── AVAILABLE DATA ──

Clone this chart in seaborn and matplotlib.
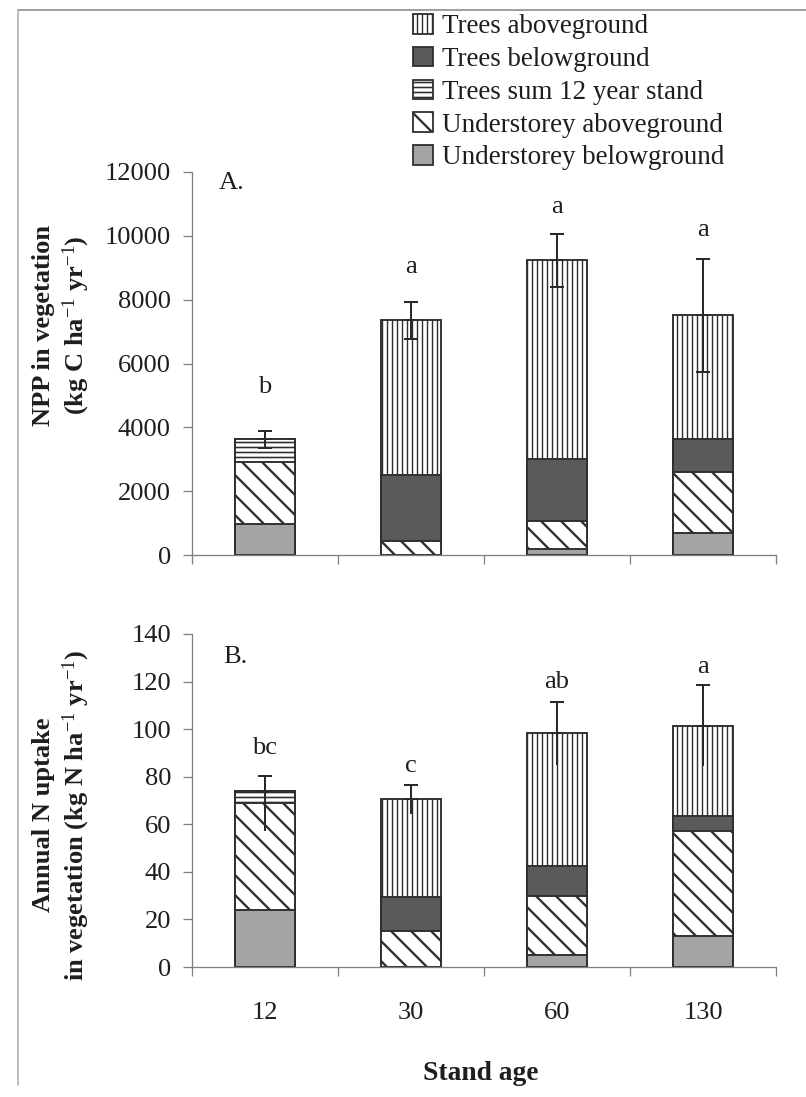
import numpy as np
import pandas as pd
import matplotlib
matplotlib.use("Agg")
import matplotlib.pyplot as plt
from matplotlib.patches import Patch
from matplotlib.lines import Line2D
import seaborn as sns

# ---------------- data ----------------
ages = ["12", "30", "60", "130"]
layer_names = ["Understorey belowground", "Understorey aboveground",
               "Trees sum 12 year stand", "Trees belowground", "Trees aboveground"]

# Panel A: NPP in vegetation (kg C ha-1 yr-1)
npp_und_below = [960, 0, 180, 700]
npp_und_above = [1960, 440, 885, 1910]
npp_trees_sum = [700, 0, 0, 0]
npp_trees_below = [0, 2070, 1945, 1010]
npp_trees_above = [0, 4860, 6235, 3885]
npp_err_minus = [275, 600, 835, 1760]
npp_err_plus = [275, 550, 825, 1760]
npp_letters = ["b", "a", "a", "a"]
npp_letter_y = [5270, 9010, 10910, 10180]

# Panel B: Annual N uptake in vegetation (kg N ha-1 yr-1)
n_und_below = [24, 0, 5, 13]
n_und_above = [45, 15, 25, 44]
n_trees_sum = [5, 0, 0, 0]
n_trees_below = [0, 14.5, 12.5, 6.3]
n_trees_above = [0, 41, 56, 38.2]
n_err_minus = [17, 6, 13.5, 17]
n_err_plus = [6.5, 6, 13, 17]
n_letters = ["bc", "c", "ab", "a"]
n_letter_y = [92, 84.3, 120, 126.3]

# ---------------- style ----------------
DPI = 120
PT = 72.0 / DPI          # points per pixel


def px(v):
    return v * PT


sns.set_theme(style="ticks")
plt.rcParams["font.family"] = ["Liberation Serif", "DejaVu Serif"]
plt.rcParams["mathtext.fontset"] = "custom"
plt.rcParams["mathtext.rm"] = "Liberation Serif"
plt.rcParams["mathtext.it"] = "Liberation Serif:italic"
plt.rcParams["mathtext.bf"] = "Liberation Serif:bold"
plt.rcParams["hatch.linewidth"] = px(1.7)

EDGE = "#2e2e2e"
TXT = "#1e1e1e"
AXC = "#808080"
# styles for layers bottom -> top: (facecolor, hatch, hatch linewidth px)
layer_styles = [("#a4a4a4", None, 1.5), ("white", "\\\\", 2.3),
                ("white", "----", 1.6), ("#5a5a5a", None, 1.5),
                ("white", "||||", 1.4)]

W, H = 806, 1097
fig = plt.figure(figsize=(W / DPI, H / DPI), dpi=DPI)
ax_left = 192 / W
ax_width = 584 / W
ax1 = fig.add_axes([ax_left, 1 - 555 / H, ax_width, (555 - 172) / H])
ax2 = fig.add_axes([ax_left, 1 - 967 / H, ax_width, (967 - 634) / H])

FS = px(26.5)


def set_hlw(patch, lw_px):
    if hasattr(patch, "set_hatch_linewidth"):
        try:
            patch.set_hatch_linewidth(px(lw_px))
        except Exception:
            pass


def draw_panel(ax, layers, err_minus, err_plus, letters, letter_y, ymax, ystep,
               panel_label, label_xy, show_xlabels, lower_caps):
    cum = np.cumsum(np.array(layers, dtype=float), axis=0)
    for k in reversed(range(len(layers))):
        fc, hatch, hlw = layer_styles[k]
        df = pd.DataFrame({"age": ages, "value": cum[k]})
        n0 = len(ax.patches)
        sns.barplot(data=df, x="age", y="value", order=ages, color=fc,
                    saturation=1, errorbar=None, width=0.41, edgecolor=EDGE,
                    linewidth=px(1.9), hatch=hatch, ax=ax, zorder=2)
        for p in ax.patches[n0:]:
            set_hlw(p, hlw)
    totals = cum[-1]
    xs = np.arange(len(ages))
    zeros = np.zeros(len(ages))
    # upper half with caps
    ax.errorbar(xs, totals, yerr=[zeros, err_plus], fmt="none",
                ecolor="#2a2a2a", elinewidth=px(2), capsize=px(7),
                capthick=px(2), zorder=5)
    # lower half
    ax.errorbar(xs, totals, yerr=[err_minus, zeros], fmt="none",
                ecolor="#2a2a2a", elinewidth=px(2),
                capsize=px(7) if lower_caps else 0, capthick=px(2), zorder=5)
    for i, (lt, ly) in enumerate(zip(letters, letter_y)):
        ax.text(i, ly, lt, ha="center", va="center", fontsize=FS, color=TXT)
    ax.text(label_xy[0], label_xy[1], panel_label, ha="center", va="center",
            fontsize=FS, color=TXT)

    ax.set_xlim(-0.5, len(ages) - 0.5)
    ax.set_ylim(0, ymax)
    ax.set_yticks(np.arange(0, ymax + 1, ystep))
    ax.set_xticks(np.arange(-0.5, len(ages), 1.0))
    ax.set_xticklabels([])
    ax.set_xticks(np.arange(len(ages)), minor=True)
    if show_xlabels:
        ax.set_xticklabels(ages, minor=True)
    else:
        ax.set_xticklabels([], minor=True)
    ax.tick_params(axis="x", which="major", length=px(9), width=px(1.3),
                   color=AXC)
    ax.tick_params(axis="x", which="minor", length=0, pad=px(35),
                   labelsize=FS, labelcolor=TXT)
    ax.tick_params(axis="y", length=px(9), width=px(1.3), color=AXC,
                   pad=px(12), labelsize=FS, labelcolor=TXT)
    ax.set_xlabel("")
    ax.set_ylabel("")
    for s in ["top", "right"]:
        ax.spines[s].set_visible(False)
    for s in ["left", "bottom"]:
        ax.spines[s].set_color(AXC)
        ax.spines[s].set_linewidth(px(1.3))
    ax.grid(False)


draw_panel(ax1, [npp_und_below, npp_und_above, npp_trees_sum,
                 npp_trees_below, npp_trees_above],
           npp_err_minus, npp_err_plus, npp_letters, npp_letter_y,
           12000, 2000, "A.", (-0.23, 11660), False, True)
draw_panel(ax2, [n_und_below, n_und_above, n_trees_sum,
                 n_trees_below, n_trees_above],
           n_err_minus, n_err_plus, n_letters, n_letter_y,
           140, 20, "B.", (-0.2, 130.5), True, False)

# y-axis titles (two lines each)
fig.text(44 / W, 1 - 325 / H, "NPP in vegetation", rotation=90, ha="center",
         va="center", fontsize=FS, fontweight="bold", color=TXT)
fig.text(76 / W, 1 - 325 / H, r"(kg C ha$^{-1}$ yr$^{-1}$)", rotation=90,
         ha="center", va="center", fontsize=FS, fontweight="bold", color=TXT)
fig.text(44 / W, 1 - 815 / H, "Annual N uptake", rotation=90, ha="center",
         va="center", fontsize=FS, fontweight="bold", color=TXT)
fig.text(76 / W, 1 - 815 / H, r"in vegetation (kg N ha$^{-1}$ yr$^{-1}$)",
         rotation=90, ha="center", va="center", fontsize=FS,
         fontweight="bold", color=TXT)

fig.text(481 / W, 1 - 1073 / H, "Stand age", ha="center", va="center",
         fontsize=px(27.5), fontweight="bold", color=TXT)

# legend
handles = []
for k in reversed(range(len(layer_names))):
    fc, hatch, hlw = layer_styles[k]
    h = Patch(facecolor=fc, edgecolor=EDGE, hatch=hatch,
              linewidth=px(1.8), label=layer_names[k])
    set_hlw(h, hlw)
    handles.append(h)
leg = fig.legend(handles=handles, loc="upper left",
                 bbox_to_anchor=(413 / W, 1 - 14 / H), frameon=False,
                 fontsize=px(27), handlelength=0.74, handleheight=0.74,
                 handletextpad=0.35, labelspacing=0.28, borderpad=0,
                 borderaxespad=0, labelcolor=TXT)
for hp, k in zip(leg.get_patches(), reversed(range(len(layer_names)))):
    set_hlw(hp, layer_styles[k][2])

# scan frame lines
fig.add_artist(Line2D([18 / W, 1], [1 - 10 / H, 1 - 10 / H],
                      transform=fig.transFigure, color="#a0a0a0", lw=px(2)))
fig.add_artist(Line2D([18 / W, 18 / W], [1 - 1085 / H, 1 - 10 / H],
                      transform=fig.transFigure, color="#b0b0b0", lw=px(1.6)))

fig.savefig("out.png", dpi=DPI, facecolor="white")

───

EXERCISE PROMPT: In the material above, find the lines that contain "seaborn" and show them.

FINISHED ANSWER:
Clone this chart in seaborn and matplotlib.
import seaborn as sns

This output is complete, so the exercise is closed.